** start of MATERIAL **
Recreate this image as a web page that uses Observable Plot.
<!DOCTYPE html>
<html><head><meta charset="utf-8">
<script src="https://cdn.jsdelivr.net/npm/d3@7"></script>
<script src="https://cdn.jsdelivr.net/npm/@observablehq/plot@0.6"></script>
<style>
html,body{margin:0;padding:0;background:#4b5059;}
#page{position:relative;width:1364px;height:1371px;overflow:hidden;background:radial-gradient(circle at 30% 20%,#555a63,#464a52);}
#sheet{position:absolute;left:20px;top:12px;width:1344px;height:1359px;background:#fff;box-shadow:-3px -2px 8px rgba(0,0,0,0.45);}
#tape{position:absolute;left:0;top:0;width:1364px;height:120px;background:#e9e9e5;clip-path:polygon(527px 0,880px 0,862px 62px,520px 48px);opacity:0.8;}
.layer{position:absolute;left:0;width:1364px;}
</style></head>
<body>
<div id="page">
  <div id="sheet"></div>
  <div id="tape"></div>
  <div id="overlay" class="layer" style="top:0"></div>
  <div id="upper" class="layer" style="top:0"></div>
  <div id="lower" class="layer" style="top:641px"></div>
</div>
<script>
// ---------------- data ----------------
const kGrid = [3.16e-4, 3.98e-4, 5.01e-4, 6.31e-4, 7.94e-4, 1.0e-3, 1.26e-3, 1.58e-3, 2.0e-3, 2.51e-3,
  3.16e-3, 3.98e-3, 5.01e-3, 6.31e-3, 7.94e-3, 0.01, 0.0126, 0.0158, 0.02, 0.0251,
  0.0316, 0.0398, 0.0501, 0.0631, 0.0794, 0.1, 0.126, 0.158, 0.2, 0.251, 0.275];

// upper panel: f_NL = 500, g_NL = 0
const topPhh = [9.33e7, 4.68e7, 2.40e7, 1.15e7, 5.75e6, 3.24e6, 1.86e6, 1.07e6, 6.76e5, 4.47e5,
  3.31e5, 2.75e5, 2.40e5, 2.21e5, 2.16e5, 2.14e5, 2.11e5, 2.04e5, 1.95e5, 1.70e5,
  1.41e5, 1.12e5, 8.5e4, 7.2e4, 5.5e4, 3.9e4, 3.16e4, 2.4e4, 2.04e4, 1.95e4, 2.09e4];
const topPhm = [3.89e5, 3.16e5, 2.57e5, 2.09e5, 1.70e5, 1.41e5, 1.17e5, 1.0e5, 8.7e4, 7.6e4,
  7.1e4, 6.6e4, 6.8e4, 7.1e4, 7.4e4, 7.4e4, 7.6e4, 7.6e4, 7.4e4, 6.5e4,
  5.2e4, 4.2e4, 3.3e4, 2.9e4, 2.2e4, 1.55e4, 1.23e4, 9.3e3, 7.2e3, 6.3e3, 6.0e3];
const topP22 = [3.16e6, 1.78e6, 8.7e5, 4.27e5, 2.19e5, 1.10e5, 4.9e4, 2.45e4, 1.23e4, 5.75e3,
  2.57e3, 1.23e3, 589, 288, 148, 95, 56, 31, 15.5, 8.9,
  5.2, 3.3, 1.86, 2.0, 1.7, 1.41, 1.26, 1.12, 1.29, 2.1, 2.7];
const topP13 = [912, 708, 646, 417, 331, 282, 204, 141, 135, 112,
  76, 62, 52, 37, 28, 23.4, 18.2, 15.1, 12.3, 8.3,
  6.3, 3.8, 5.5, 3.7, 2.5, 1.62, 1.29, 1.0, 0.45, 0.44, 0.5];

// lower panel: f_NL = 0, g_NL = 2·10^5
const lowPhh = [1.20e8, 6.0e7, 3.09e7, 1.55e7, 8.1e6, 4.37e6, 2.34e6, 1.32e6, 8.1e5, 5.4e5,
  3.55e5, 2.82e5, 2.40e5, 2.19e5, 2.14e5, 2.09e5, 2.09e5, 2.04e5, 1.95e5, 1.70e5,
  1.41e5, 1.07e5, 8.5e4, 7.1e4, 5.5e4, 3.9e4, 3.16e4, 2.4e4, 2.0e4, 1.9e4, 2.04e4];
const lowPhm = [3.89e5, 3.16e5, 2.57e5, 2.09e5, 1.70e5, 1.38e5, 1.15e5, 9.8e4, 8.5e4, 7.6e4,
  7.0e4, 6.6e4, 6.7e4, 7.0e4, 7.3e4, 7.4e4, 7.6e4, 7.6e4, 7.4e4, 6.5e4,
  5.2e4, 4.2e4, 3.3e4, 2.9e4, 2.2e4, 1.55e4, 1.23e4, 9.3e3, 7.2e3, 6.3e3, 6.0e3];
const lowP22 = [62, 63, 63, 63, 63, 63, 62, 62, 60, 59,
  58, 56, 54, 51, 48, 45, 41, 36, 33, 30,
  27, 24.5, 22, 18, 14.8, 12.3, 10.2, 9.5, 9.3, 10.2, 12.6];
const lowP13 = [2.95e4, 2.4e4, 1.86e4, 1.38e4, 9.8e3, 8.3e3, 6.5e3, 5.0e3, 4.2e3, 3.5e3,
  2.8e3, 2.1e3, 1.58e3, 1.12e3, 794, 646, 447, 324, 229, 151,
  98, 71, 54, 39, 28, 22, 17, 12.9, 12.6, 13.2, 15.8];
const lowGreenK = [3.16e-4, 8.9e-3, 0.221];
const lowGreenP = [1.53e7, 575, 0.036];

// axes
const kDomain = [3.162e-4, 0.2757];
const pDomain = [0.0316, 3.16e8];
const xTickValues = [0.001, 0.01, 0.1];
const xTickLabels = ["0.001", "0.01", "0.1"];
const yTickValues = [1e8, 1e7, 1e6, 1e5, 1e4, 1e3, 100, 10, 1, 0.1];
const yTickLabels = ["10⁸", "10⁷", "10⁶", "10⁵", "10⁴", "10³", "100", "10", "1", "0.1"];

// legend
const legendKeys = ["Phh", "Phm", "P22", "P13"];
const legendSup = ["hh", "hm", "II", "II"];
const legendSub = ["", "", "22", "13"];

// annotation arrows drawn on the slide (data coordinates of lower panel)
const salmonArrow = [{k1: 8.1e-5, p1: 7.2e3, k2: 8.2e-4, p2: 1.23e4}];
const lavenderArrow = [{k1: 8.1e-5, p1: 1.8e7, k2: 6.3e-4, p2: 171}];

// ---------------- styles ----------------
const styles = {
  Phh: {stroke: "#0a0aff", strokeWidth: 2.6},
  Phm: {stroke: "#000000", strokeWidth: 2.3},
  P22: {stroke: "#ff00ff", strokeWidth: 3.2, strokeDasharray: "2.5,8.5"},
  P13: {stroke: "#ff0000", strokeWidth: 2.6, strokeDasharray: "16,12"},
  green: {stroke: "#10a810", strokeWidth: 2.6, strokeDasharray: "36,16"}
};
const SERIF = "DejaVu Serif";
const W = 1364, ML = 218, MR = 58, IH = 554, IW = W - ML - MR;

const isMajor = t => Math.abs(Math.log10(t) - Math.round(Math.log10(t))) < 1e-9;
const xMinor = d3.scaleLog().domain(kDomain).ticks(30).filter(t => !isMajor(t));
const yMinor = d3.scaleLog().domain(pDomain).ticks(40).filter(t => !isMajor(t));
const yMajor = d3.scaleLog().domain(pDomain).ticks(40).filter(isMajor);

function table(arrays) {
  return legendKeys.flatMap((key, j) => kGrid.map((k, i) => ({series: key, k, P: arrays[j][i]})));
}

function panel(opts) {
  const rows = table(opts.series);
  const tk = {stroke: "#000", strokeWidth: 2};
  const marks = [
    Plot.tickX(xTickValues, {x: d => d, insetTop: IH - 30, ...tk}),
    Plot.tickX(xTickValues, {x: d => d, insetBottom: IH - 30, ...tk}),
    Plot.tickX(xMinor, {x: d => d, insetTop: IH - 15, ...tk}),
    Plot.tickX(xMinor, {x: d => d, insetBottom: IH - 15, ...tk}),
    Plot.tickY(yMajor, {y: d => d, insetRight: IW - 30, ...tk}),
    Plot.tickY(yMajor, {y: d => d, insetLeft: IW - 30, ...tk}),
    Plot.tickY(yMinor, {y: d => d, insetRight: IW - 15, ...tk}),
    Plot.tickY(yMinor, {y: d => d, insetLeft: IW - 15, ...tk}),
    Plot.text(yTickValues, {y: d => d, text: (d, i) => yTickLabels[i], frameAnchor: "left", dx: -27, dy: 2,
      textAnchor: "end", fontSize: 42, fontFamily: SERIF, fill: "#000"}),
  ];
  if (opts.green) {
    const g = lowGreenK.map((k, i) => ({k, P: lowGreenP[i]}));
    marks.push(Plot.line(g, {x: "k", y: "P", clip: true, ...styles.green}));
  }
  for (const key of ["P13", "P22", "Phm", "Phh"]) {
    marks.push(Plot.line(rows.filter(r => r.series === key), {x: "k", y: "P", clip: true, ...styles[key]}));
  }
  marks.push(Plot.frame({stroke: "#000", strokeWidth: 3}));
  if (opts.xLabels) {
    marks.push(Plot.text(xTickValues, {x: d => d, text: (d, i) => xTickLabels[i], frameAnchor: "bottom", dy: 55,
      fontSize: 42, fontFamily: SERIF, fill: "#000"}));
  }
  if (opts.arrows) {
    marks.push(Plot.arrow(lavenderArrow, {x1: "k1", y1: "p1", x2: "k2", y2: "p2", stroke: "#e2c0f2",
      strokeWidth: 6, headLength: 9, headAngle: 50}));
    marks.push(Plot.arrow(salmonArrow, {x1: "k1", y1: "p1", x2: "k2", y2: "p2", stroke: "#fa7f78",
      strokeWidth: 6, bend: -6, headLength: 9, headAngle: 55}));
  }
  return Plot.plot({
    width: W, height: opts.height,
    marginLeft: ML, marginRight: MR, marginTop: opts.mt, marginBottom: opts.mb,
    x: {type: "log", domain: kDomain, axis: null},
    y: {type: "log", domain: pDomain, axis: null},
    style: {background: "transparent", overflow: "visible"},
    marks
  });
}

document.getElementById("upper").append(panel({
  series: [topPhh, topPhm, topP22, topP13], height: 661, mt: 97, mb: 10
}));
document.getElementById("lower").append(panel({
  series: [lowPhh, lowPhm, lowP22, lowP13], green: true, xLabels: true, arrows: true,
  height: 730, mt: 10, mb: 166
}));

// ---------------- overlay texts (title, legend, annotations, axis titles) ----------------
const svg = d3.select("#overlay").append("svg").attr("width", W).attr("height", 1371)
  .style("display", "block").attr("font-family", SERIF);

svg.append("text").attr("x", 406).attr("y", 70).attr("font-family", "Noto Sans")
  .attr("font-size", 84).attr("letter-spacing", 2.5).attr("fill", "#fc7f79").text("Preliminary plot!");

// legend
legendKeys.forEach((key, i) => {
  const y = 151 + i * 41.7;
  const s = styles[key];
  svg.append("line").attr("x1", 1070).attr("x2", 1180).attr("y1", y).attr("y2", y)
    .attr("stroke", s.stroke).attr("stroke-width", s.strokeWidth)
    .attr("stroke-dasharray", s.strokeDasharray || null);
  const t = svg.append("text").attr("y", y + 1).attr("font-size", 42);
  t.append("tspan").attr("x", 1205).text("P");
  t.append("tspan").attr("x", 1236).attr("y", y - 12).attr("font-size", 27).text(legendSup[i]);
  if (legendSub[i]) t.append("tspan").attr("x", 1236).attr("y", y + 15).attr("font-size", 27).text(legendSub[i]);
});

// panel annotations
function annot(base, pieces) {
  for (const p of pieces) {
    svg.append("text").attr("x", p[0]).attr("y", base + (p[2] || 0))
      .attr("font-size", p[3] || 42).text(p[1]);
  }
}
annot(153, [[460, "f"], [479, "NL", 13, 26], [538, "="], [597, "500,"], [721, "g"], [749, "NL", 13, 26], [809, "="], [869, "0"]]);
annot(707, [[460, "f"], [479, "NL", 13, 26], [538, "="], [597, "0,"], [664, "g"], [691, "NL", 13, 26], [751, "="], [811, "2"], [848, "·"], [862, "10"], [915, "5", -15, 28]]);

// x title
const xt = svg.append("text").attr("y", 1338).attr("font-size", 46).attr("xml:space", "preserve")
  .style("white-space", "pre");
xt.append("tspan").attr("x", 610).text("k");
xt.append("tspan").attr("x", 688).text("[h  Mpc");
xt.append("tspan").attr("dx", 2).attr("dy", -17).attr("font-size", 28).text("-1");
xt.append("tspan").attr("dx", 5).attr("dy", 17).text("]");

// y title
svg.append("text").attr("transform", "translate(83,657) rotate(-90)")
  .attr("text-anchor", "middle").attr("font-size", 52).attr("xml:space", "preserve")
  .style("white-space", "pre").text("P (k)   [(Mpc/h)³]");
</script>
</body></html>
** end of MATERIAL **
## [AIM OF THE TASK]
Only the lines from the start of the data to the line holding "0.2, 0.251, 0.275];" are wanted; return them exactly, both ends included.

## [EXERCISE OUTPUT]
Recreate this image as a web page that uses Observable Plot.
<!DOCTYPE html>
<html><head><meta charset="utf-8">
<script src="https://cdn.jsdelivr.net/npm/d3@7"></script>
<script src="https://cdn.jsdelivr.net/npm/@observablehq/plot@0.6"></script>
<style>
html,body{margin:0;padding:0;background:#4b5059;}
#page{position:relative;width:1364px;height:1371px;overflow:hidden;background:radial-gradient(circle at 30% 20%,#555a63,#464a52);}
#sheet{position:absolute;left:20px;top:12px;width:1344px;height:1359px;background:#fff;box-shadow:-3px -2px 8px rgba(0,0,0,0.45);}
#tape{position:absolute;left:0;top:0;width:1364px;height:120px;background:#e9e9e5;clip-path:polygon(527px 0,880px 0,862px 62px,520px 48px);opacity:0.8;}
.layer{position:absolute;left:0;width:1364px;}
</style></head>
<body>
<div id="page">
  <div id="sheet"></div>
  <div id="tape"></div>
  <div id="overlay" class="layer" style="top:0"></div>
  <div id="upper" class="layer" style="top:0"></div>
  <div id="lower" class="layer" style="top:641px"></div>
</div>
<script>
// ---------------- data ----------------
const kGrid = [3.16e-4, 3.98e-4, 5.01e-4, 6.31e-4, 7.94e-4, 1.0e-3, 1.26e-3, 1.58e-3, 2.0e-3, 2.51e-3,
  3.16e-3, 3.98e-3, 5.01e-3, 6.31e-3, 7.94e-3, 0.01, 0.0126, 0.0158, 0.02, 0.0251,
  0.0316, 0.0398, 0.0501, 0.0631, 0.0794, 0.1, 0.126, 0.158, 0.2, 0.251, 0.275];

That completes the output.